At home we have quite a few pieces of furniture and objects from the grandparents of my partner, who is German. Sofas by Finn Juhl and other 20th century pieces. I really like those periods. In the past, people valued their purchases. In Spain a sideboard costed a fortune. Today it’s the opposite. This relationship has vanished.
– Your generation approaches design in a more relaxed fashion. Sometimes it plays at being naïf.
– Design didn’t use to be such a common profession, and it had closer ties to manufacturing processes. This is fundamental to resolving any process. But we have taken this for granted. In Jaime Hayón, with whom I have worked, there is hilarity, laughter, humor.

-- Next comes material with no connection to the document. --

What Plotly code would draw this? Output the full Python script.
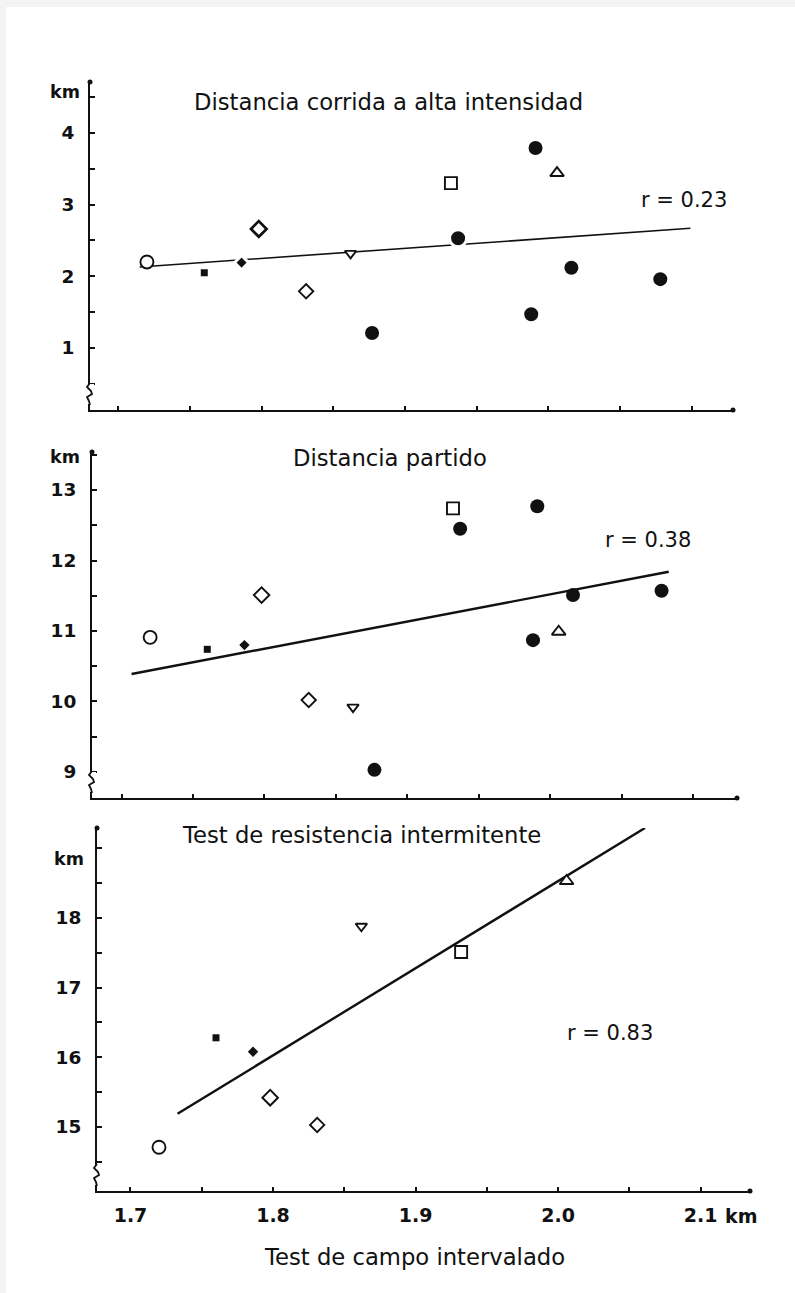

Anything can be industrially manufactured, but everything also has an artisanal side, without sacrificing top-notch design, of course.
– How would you define your role as a designer?
– My point of view is that I provide clients with a solution. If I am working for a Swedish company I give this company a solution. If I’m working for a Valencian company I do the same. If I’m working for Marset I give Marset a solution.
I feel fortunate to work with a wide variety of clients. One day I disguise myself as this brand, the next day I dress up as another. I like to think that I am versatile and can adapt to the needs asked of me.